Ces filles plaintives du romantisme, toutes immatérielles, alanguies, rêveuses, perdues au fond de grands châles à fleurs, le visage encadré d’anglaises et qui, comme Ophélie couronnée de glaïeuls, sourient le regard absent au bord de la source, elles ont passé dans nos lettres semblables à ces figures vaporeuses que le peintre Prud’hon, sur un fond argenté funèbre, esquissait à traits psychéens. Pareilles à des lis dans la vallée, à ces sensitives dont le poète Shelley a dit la vie et la mort rapides, elles n’ont fait qu’apparaître pour disparaître presque aussitôt dans cette vie où elles posent à peine.

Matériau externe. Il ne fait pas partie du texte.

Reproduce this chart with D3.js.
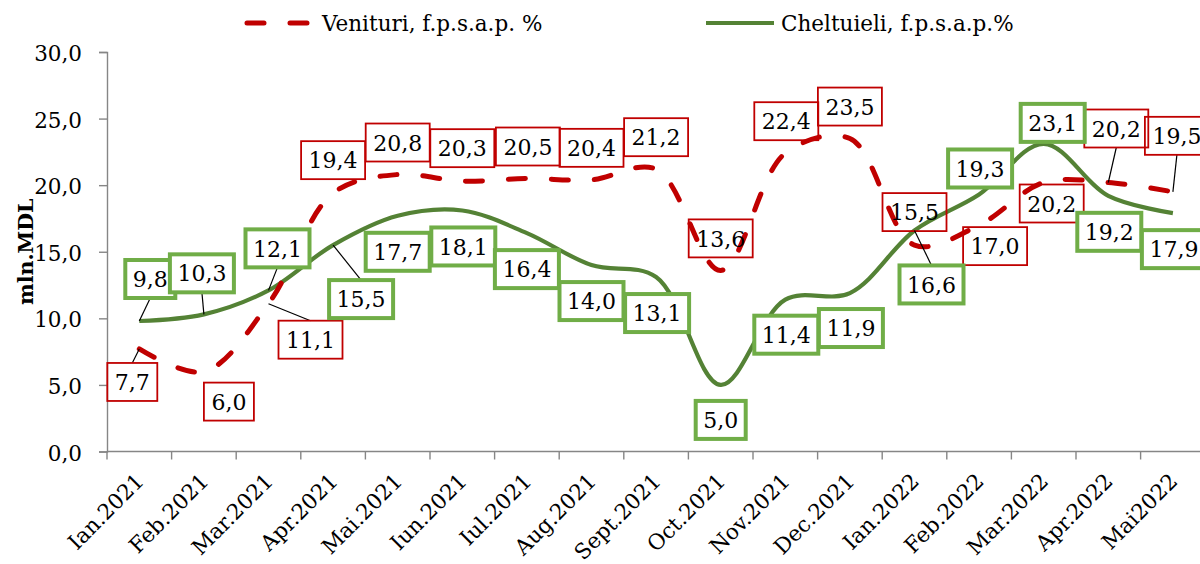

La plupart, comme Élisa Mercœur, comme la Jeune fille mourante qu’Anaïs Ségalas a chantée, s’en vont de la poitrine :

Et, si je fais un bruit léger, si je respire,
Des larmes dans les yeux on essaie un sourire ;
On se rend bien joyeux, mais j’entends soupirer ;
Sur les fronts tout riants passe une idée amère ;
Et ma petite sœur, qui voit pleurer ma mère,
Près du lit vient pleurer[1].

Hélas ! la « petite sœur, » la plus jeune, la « jalouse adorée » comme l’écrivait Mme Desbordes, celle qui ressemblait tant à la Maria de Sainte-Beuve,

Sur un front de quinze ans la chevelure est belle…

la petite Inès impulsive, aimante et silencieuse, c’est elle qui montra la voie a sa sœur Ondine, elle, dans cette famille d’élégie qui, — la première, — ferma les yeux au spectacle de la nature vivante.

Ondine, certes, n’avait pas besoin de l’exemple fatal donné par Inès. Depuis bien longtemps elle avait, pour sa part, éprouvé ce sentiment amer de la fuite des heures de la brièveté des saisons. Dans plusieurs de ses touchantes poésies, les plus empreintes de mélancolie et d’abandon, elle avait, comme par

  1. Anaïs Ségalas, Enfantines, poésies à ma fille.